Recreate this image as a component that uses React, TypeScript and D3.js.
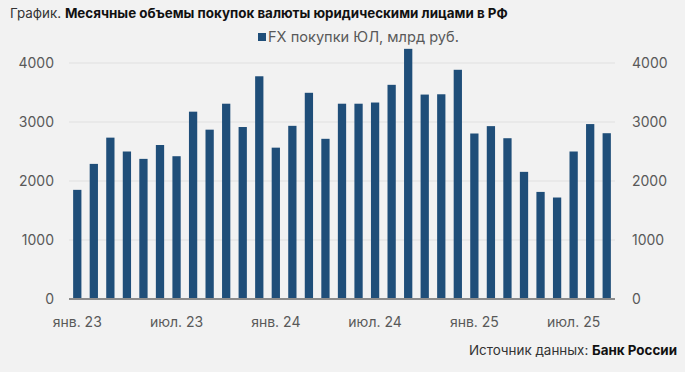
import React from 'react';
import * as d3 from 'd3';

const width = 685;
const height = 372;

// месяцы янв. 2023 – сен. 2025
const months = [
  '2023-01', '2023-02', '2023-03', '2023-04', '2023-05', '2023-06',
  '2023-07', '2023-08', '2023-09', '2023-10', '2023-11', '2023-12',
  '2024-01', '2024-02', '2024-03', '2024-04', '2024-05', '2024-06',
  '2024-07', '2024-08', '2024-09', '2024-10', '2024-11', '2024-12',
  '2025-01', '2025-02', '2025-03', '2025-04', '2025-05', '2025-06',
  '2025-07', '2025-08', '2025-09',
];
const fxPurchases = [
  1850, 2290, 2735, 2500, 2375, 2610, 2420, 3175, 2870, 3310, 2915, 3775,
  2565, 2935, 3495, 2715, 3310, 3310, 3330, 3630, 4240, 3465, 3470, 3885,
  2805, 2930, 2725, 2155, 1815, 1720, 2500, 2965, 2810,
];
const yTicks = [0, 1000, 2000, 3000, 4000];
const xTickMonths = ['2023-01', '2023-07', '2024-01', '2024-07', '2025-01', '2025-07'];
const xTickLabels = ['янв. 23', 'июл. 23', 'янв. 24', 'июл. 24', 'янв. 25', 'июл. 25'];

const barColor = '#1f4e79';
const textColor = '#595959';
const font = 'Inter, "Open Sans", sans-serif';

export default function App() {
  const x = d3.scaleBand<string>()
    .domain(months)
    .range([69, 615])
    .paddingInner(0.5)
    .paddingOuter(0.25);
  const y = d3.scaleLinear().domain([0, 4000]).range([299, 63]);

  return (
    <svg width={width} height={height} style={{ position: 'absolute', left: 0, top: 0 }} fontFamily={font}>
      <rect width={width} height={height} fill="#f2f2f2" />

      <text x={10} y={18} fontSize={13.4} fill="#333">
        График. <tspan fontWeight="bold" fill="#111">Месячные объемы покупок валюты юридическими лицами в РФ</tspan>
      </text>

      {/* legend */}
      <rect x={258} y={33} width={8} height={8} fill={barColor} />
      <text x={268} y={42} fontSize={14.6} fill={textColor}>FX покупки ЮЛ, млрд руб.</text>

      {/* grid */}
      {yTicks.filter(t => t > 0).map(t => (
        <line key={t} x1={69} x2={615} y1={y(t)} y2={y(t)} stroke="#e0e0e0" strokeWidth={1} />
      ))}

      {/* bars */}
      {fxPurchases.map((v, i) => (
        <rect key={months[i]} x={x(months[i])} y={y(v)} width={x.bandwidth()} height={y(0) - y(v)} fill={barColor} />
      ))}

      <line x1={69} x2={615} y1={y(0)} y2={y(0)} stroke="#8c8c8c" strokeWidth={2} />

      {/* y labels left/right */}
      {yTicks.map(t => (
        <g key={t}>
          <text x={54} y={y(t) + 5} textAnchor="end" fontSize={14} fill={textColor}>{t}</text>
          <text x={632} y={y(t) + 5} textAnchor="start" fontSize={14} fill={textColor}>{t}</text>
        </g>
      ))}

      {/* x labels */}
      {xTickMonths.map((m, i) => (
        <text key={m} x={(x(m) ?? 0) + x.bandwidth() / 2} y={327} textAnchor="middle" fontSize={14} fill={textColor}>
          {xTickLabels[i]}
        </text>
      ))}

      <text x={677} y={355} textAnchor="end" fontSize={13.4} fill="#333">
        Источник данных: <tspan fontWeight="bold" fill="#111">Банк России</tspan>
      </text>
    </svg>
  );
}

^^^^^^^^^^^^^^^^

■ What the task requires ■
Copy out each line exactly, without the pictures.

■ Response ■
Recreate this image as a component that uses React, TypeScript and D3.js.
import React from 'react';
import * as d3 from 'd3';

const width = 685;
const height = 372;

// месяцы янв. 2023 – сен. 2025
const months = [
  '2023-01', '2023-02', '2023-03', '2023-04', '2023-05', '2023-06',
  '2023-07', '2023-08', '2023-09', '2023-10', '2023-11', '2023-12',
  '2024-01', '2024-02', '2024-03', '2024-04', '2024-05', '2024-06',
  '2024-07', '2024-08', '2024-09', '2024-10', '2024-11', '2024-12',
  '2025-01', '2025-02', '2025-03', '2025-04', '2025-05', '2025-06',
  '2025-07', '2025-08', '2025-09',
];
const fxPurchases = [
  1850, 2290, 2735, 2500, 2375, 2610, 2420, 3175, 2870, 3310, 2915, 3775,
  2565, 2935, 3495, 2715, 3310, 3310, 3330, 3630, 4240, 3465, 3470, 3885,
  2805, 2930, 2725, 2155, 1815, 1720, 2500, 2965, 2810,
];
const yTicks = [0, 1000, 2000, 3000, 4000];
const xTickMonths = ['2023-01', '2023-07', '2024-01', '2024-07', '2025-01', '2025-07'];
const xTickLabels = ['янв. 23', 'июл. 23', 'янв. 24', 'июл. 24', 'янв. 25', 'июл. 25'];

const barColor = '#1f4e79';
const textColor = '#595959';
const font = 'Inter, "Open Sans", sans-serif';

export default function App() {
  const x = d3.scaleBand<string>()
    .domain(months)
    .range([69, 615])
    .paddingInner(0.5)
    .paddingOuter(0.25);
  const y = d3.scaleLinear().domain([0, 4000]).range([299, 63]);

  return (
    <svg width={width} height={height} style={{ position: 'absolute', left: 0, top: 0 }} fontFamily={font}>
      <rect width={width} height={height} fill="#f2f2f2" />

      <text x={10} y={18} fontSize={13.4} fill="#333">
        График. <tspan fontWeight="bold" fill="#111">Месячные объемы покупок валюты юридическими лицами в РФ</tspan>
      </text>

      {/* legend */}
      <rect x={258} y={33} width={8} height={8} fill={barColor} />
      <text x={268} y={42} fontSize={14.6} fill={textColor}>FX покупки ЮЛ, млрд руб.</text>

      {/* grid */}
      {yTicks.filter(t => t > 0).map(t => (
        <line key={t} x1={69} x2={615} y1={y(t)} y2={y(t)} stroke="#e0e0e0" strokeWidth={1} />
      ))}

      {/* bars */}
      {fxPurchases.map((v, i) => (
        <rect key={months[i]} x={x(months[i])} y={y(v)} width={x.bandwidth()} height={y(0) - y(v)} fill={barColor} />
      ))}

      <line x1={69} x2={615} y1={y(0)} y2={y(0)} stroke="#8c8c8c" strokeWidth={2} />

      {/* y labels left/right */}
      {yTicks.map(t => (
        <g key={t}>
          <text x={54} y={y(t) + 5} textAnchor="end" fontSize={14} fill={textColor}>{t}</text>
          <text x={632} y={y(t) + 5} textAnchor="start" fontSize={14} fill={textColor}>{t}</text>
        </g>
      ))}

      {/* x labels */}
      {xTickMonths.map((m, i) => (
        <text key={m} x={(x(m) ?? 0) + x.bandwidth() / 2} y={327} textAnchor="middle" fontSize={14} fill={textColor}>
          {xTickLabels[i]}
        </text>
      ))}

      <text x={677} y={355} textAnchor="end" fontSize={13.4} fill="#333">
        Источник данных: <tspan fontWeight="bold" fill="#111">Банк России</tspan>
      </text>
    </svg>
  );
}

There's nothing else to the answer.